The inner ear is liquid filled a portion of the human hearing system that provides the framework for the transmission of the stimulation of nerve impulses from the outer ear to the brain. This configuration helps to establish the mechanism for the components of the inner ear to receive the vibrations that are passed from the outer ear to the middle ear and finally to the inner region, where the nerve endings process and transmit the data to the brain.
Inner ears are composed of two main parts. The cochlea is the portion concerned mainly with the sense of hearing. Cochleae have an appearance that is somewhat like that of a small snail, and are coated with a layer of small hair cells that sense the sounds received and transmit the signals to the auditory nerve system that in turn forward the data on to the brain.
The second major component of the inner ear is known as the labyrinth. Unlike the cochlea, the labyrinth is more concerned with helping to maintain a proper sense of balance. In appearance, the labyrinth is somewhat like that of semicircular canals that help to acclimate the balance as outside conditions change.

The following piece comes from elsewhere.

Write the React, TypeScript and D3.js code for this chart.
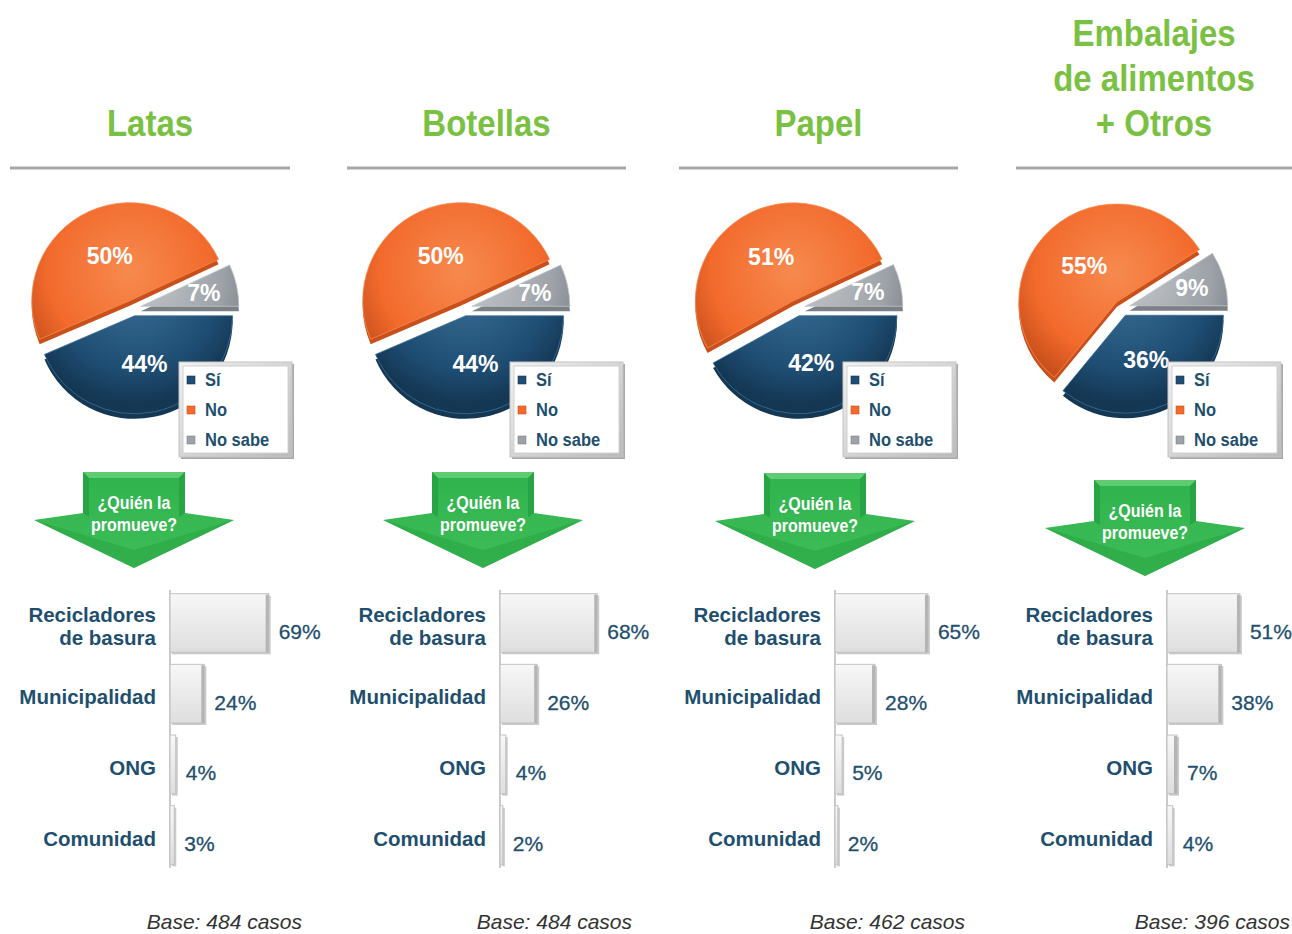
import React, { useEffect, useRef } from 'react';
import * as d3 from 'd3';

// Títulos de cada panel (una entrada por línea)
const titles = [['Latas'], ['Botellas'], ['Papel'], ['Embalajes', 'de alimentos', '+ Otros']];

// Torta: ¿recicla?
const pieLabels = ['Sí', 'No', 'No sabe'];
const siValues = [44, 44, 42, 36];
const noValues = [50, 50, 51, 55];
const noSabeValues = [7, 7, 7, 9];

// Barras: ¿quién la promueve?
const promoters = ['Recicladores de basura', 'Municipalidad', 'ONG', 'Comunidad'];
const recicladoresValues = [69, 68, 65, 51];
const municipalidadValues = [24, 26, 28, 38];
const ongValues = [4, 4, 5, 7];
const comunidadValues = [3, 2, 2, 4];

const baseCases = [484, 484, 462, 396];

// Posiciones de cada panel (solo layout)
const panels = [
  { lineX: [10, 290], pieX: 133, arrowX: 134, arrowY: 472, axisX: 170, baseX: 302 },
  { lineX: [347, 626], pieX: 464, arrowX: 483, arrowY: 472, axisX: 500, baseX: 632 },
  { lineX: [679, 958], pieX: 797, arrowX: 815, arrowY: 473, axisX: 835, baseX: 965 },
  { lineX: [1016, 1292], pieX: 1122, arrowX: 1145, arrowY: 480, axisX: 1167, baseX: 1290 }
];

const COLORS = {
  title: '#7ac143',
  text: '#1f4f6e',
  slices: ['#1f4e74', '#f26a2c', '#9da2a8'],
  slicesLight: ['#3b6f96', '#f78a4f', '#c4c8cc'],
  slicesDark: ['#143754', '#c9501b', '#7b8086'],
  line: '#a8a8a8'
};

const SANS = "'Liberation Sans', Arial, sans-serif";

const W = 1292;
const H = 934;
const R = 98;
const PIE_Y = 308;
const EXPLODE = 8;
const DEPTH = 5;

const App = () => {
  const svgRef = useRef<SVGSVGElement>(null);

  useEffect(() => {
    const svg = d3.select(svgRef.current);
    svg.selectAll('*').remove();
    svg.attr('width', W).attr('height', H);

    const defs = svg.append('defs');

    // Gradientes de las porciones
    COLORS.slices.forEach((c, i) => {
      const rg = defs.append('radialGradient')
        .attr('id', `slice-${i}`)
        .attr('gradientUnits', 'userSpaceOnUse')
        .attr('cx', 0).attr('cy', -R * 0.3).attr('r', R * 1.2);
      rg.append('stop').attr('offset', '0%').attr('stop-color', COLORS.slicesLight[i]);
      rg.append('stop').attr('offset', '70%').attr('stop-color', c);
      rg.append('stop').attr('offset', '100%').attr('stop-color', COLORS.slicesDark[i]);
    });

    const barGrad = defs.append('linearGradient')
      .attr('id', 'bar-grad').attr('x1', 0).attr('y1', 0).attr('x2', 0).attr('y2', 1);
    barGrad.append('stop').attr('offset', '0%').attr('stop-color', '#f7f7f7');
    barGrad.append('stop').attr('offset', '100%').attr('stop-color', '#dedede');

    const arrowGrad = defs.append('linearGradient')
      .attr('id', 'arrow-grad').attr('x1', 0).attr('y1', 0).attr('x2', 0).attr('y2', 1);
    arrowGrad.append('stop').attr('offset', '0%').attr('stop-color', '#2fb34c');
    arrowGrad.append('stop').attr('offset', '100%').attr('stop-color', '#3fbd58');

    const frameGrad = defs.append('linearGradient')
      .attr('id', 'frame-grad').attr('x1', 0).attr('y1', 0).attr('x2', 1).attr('y2', 1);
    frameGrad.append('stop').attr('offset', '0%').attr('stop-color', '#f2f2f2');
    frameGrad.append('stop').attr('offset', '100%').attr('stop-color', '#b9b9b9');

    const pie = d3.pie<number>()
      .sort(null)
      .startAngle(Math.PI / 2)
      .endAngle(Math.PI / 2 + 2 * Math.PI);

    const arc = d3.arc<d3.PieArcDatum<number>>()
      .innerRadius(0)
      .outerRadius(R);

    const x = d3.scaleLinear().domain([0, 100]).range([0, 143]);
    const y = d3.scaleBand<string>()
      .domain(promoters)
      .range([588, 870])
      .paddingInner(0.17)
      .paddingOuter(0.08);

    panels.forEach((p, k) => {
      const g = svg.append('g');

      // Título (letra alta y angosta: se estira en vertical)
      const lines = titles[k];
      const titleX = (p.lineX[0] + p.lineX[1]) / 2;
      lines.forEach((t, li) => {
        g.append('text')
          .attr('transform', `translate(${titleX},${136 - (lines.length - 1 - li) * 45}) scale(1,1.12)`)
          .attr('text-anchor', 'middle')
          .attr('font-family', SANS)
          .attr('font-weight', 'bold')
          .attr('font-size', 33)
          .attr('fill', COLORS.title)
          .text(t);
      });

      g.append('line')
        .attr('x1', p.lineX[0]).attr('x2', p.lineX[1])
        .attr('y1', 168).attr('y2', 168)
        .attr('stroke', COLORS.line)
        .attr('stroke-width', 3);

      // Torta
      const values = [siValues[k], noValues[k], noSabeValues[k]];
      const arcs = pie(values);
      const pieG = g.append('g').attr('transform', `translate(${p.pieX},${PIE_Y})`);

      arcs.forEach((a, i) => {
        const mid = (a.startAngle + a.endAngle) / 2;
        const dx = Math.sin(mid) * EXPLODE;
        const dy = -Math.cos(mid) * EXPLODE;
        const sg = pieG.append('g').attr('transform', `translate(${dx},${dy})`);
        sg.append('path')
          .attr('d', arc(a))
          .attr('transform', `translate(0,${DEPTH})`)
          .attr('fill', COLORS.slicesDark[i]);
        sg.append('path')
          .attr('d', arc(a))
          .attr('fill', `url(#slice-${i})`)
          .attr('stroke', COLORS.slicesLight[i])
          .attr('stroke-width', 0.8);

        const lr = a.data < 15 ? R * 0.66 : R * 0.5;
        sg.append('text')
          .attr('x', Math.sin(mid) * lr)
          .attr('y', -Math.cos(mid) * lr)
          .attr('dy', '0.36em')
          .attr('text-anchor', 'middle')
          .attr('font-family', SANS)
          .attr('font-weight', 'bold')
          .attr('font-size', 23)
          .attr('fill', '#ffffff')
          .text(`${a.data}%`);
      });

      // Leyenda
      const lx = p.pieX + 46;
      const ly = 362;
      const legend = g.append('g').attr('transform', `translate(${lx},${ly})`);
      legend.append('rect')
        .attr('x', 2).attr('y', 2).attr('width', 113).attr('height', 95)
        .attr('fill', '#a9a9a9');
      legend.append('rect')
        .attr('width', 113).attr('height', 95)
        .attr('fill', 'url(#frame-grad)')
        .attr('stroke', '#c4c4c4');
      legend.append('rect')
        .attr('x', 4).attr('y', 4).attr('width', 105).attr('height', 87)
        .attr('fill', '#ffffff')
        .attr('stroke', '#d0d0d0');
      pieLabels.forEach((lab, i) => {
        const ry = 18 + i * 30;
        legend.append('rect')
          .attr('x', 8).attr('y', ry - 4)
          .attr('width', 8).attr('height', 8)
          .attr('fill', COLORS.slices[i])
          .attr('stroke', COLORS.slicesDark[i])
          .attr('stroke-width', 0.6);
        legend.append('text')
          .attr('transform', `translate(26,${ry + 6}) scale(1,1.1)`)
          .attr('font-family', SANS)
          .attr('font-weight', 'bold')
          .attr('font-size', 16.5)
          .attr('fill', COLORS.text)
          .text(lab);
      });

      // Flecha
      const ax = p.arrowX;
      const ay = p.arrowY;
      const arrowPts: [number, number][] = [
        [-51, 0], [51, 0], [51, 41], [100, 48], [0, 96], [-100, 48], [-51, 41]
      ];
      const arrowG = g.append('g').attr('transform', `translate(${ax},${ay})`);
      arrowG.append('path')
        .attr('d', d3.line()(arrowPts) + 'Z')
        .attr('fill', 'url(#arrow-grad)');
      arrowG.append('path')
        .attr('d', d3.line()([[-51, 0], [51, 0], [45, 6], [-45, 6]]) + 'Z')
        .attr('fill', '#5fcb72');
      arrowG.append('path')
        .attr('d', d3.line()([[-51, 0], [-45, 6], [-45, 45], [-51, 41]]) + 'Z')
        .attr('fill', '#27a443');
      arrowG.append('path')
        .attr('d', d3.line()([[51, 0], [45, 6], [45, 45], [51, 41]]) + 'Z')
        .attr('fill', '#27a443');
      arrowG.append('path')
        .attr('d', d3.line()([[-100, 48], [0, 96], [100, 48], [0, 78]]) + 'Z')
        .attr('fill', '#23a140')
        .attr('opacity', 0.5);
      ['¿Quién la', 'promueve?'].forEach((t, i) => {
        arrowG.append('text')
          .attr('transform', `translate(0,${37 + i * 22}) scale(1,1.18)`)
          .attr('text-anchor', 'middle')
          .attr('font-family', SANS)
          .attr('font-weight', 'bold')
          .attr('font-size', 16)
          .attr('fill', '#ffffff')
          .text(t);
      });

      // Barras
      const barValues = [recicladoresValues[k], municipalidadValues[k], ongValues[k], comunidadValues[k]];
      const barG = g.append('g').attr('transform', `translate(${p.axisX},0)`);

      barG.append('line')
        .attr('x1', 0).attr('x2', 0)
        .attr('y1', 590).attr('y2', 868)
        .attr('stroke', '#b8b8b8')
        .attr('stroke-width', 1.5);

      promoters.forEach((name, i) => {
        const v = barValues[i];
        const by = y(name) as number;
        const bh = y.bandwidth();
        const bw = x(v);
        barG.append('rect')
          .attr('x', 2).attr('y', by + 2)
          .attr('width', bw).attr('height', bh)
          .attr('fill', '#a6a6a6')
          .attr('opacity', 0.6);
        barG.append('rect')
          .attr('x', 0).attr('y', by)
          .attr('width', bw).attr('height', bh)
          .attr('fill', 'url(#bar-grad)')
          .attr('stroke', '#c2c2c2')
          .attr('stroke-width', 1);
        if (bw > 8) {
          barG.append('rect')
            .attr('x', bw - 3).attr('y', by + 1)
            .attr('width', 3).attr('height', bh - 1)
            .attr('fill', '#b4b4b4');
        }

        const cy = by + bh / 2;
        const words = name === 'Recicladores de basura' ? ['Recicladores', 'de basura'] : [name];
        words.forEach((w, wi) => {
          barG.append('text')
            .attr('x', -14)
            .attr('y', cy + 10.5 + (wi - (words.length - 1) / 2) * 23.5)
            .attr('text-anchor', 'end')
            .attr('font-family', SANS)
            .attr('font-weight', 'bold')
            .attr('font-size', 20.5)
            .attr('fill', COLORS.text)
            .text(w);
        });

        barG.append('text')
          .attr('x', bw + 10)
          .attr('y', cy + 16)
          .attr('font-family', SANS)
          .attr('font-size', 21)
          .attr('fill', COLORS.text)
          .attr('stroke', COLORS.text)
          .attr('stroke-width', 0.3)
          .text(`${v}%`);
      });

      // Base
      g.append('text')
        .attr('x', p.baseX)
        .attr('y', 929)
        .attr('text-anchor', 'end')
        .attr('font-family', SANS)
        .attr('font-style', 'italic')
        .attr('font-size', 21)
        .attr('fill', '#333333')
        .text(`Base: ${baseCases[k]} casos`);
    });
  }, []);

  return (
    <div style={{ position: 'absolute', left: 0, top: 0, width: W, height: H, background: '#ffffff' }}>
      <svg ref={svgRef} style={{ display: 'block' }} />
    </div>
  );
};

export default App;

Located in the temporal bone, the inner ear controls how the brain reacts to various types of stimuli. This includes the assimilation of sound waves and producing the end effect that we think of as hearing, as well as adjusting the balancing of the body as the individual moves about, so that a sense of equilibrium is maintained. When the inner ear is damaged or impaired in some manner, a loss of hearing an inability to stand or walk properly is common.
Infections can temporarily impact the function of the inner ear. When the distress is the result of some type of bacterial invasion, medication will often help to clear up the infection and remove the source of the discomfort. However, trauma to the inner ear, such as in some type of accident, can lead to permanent damage. In the case of the cochlea, this may mean the insertion of an implant that will help to partially restore hearing ability.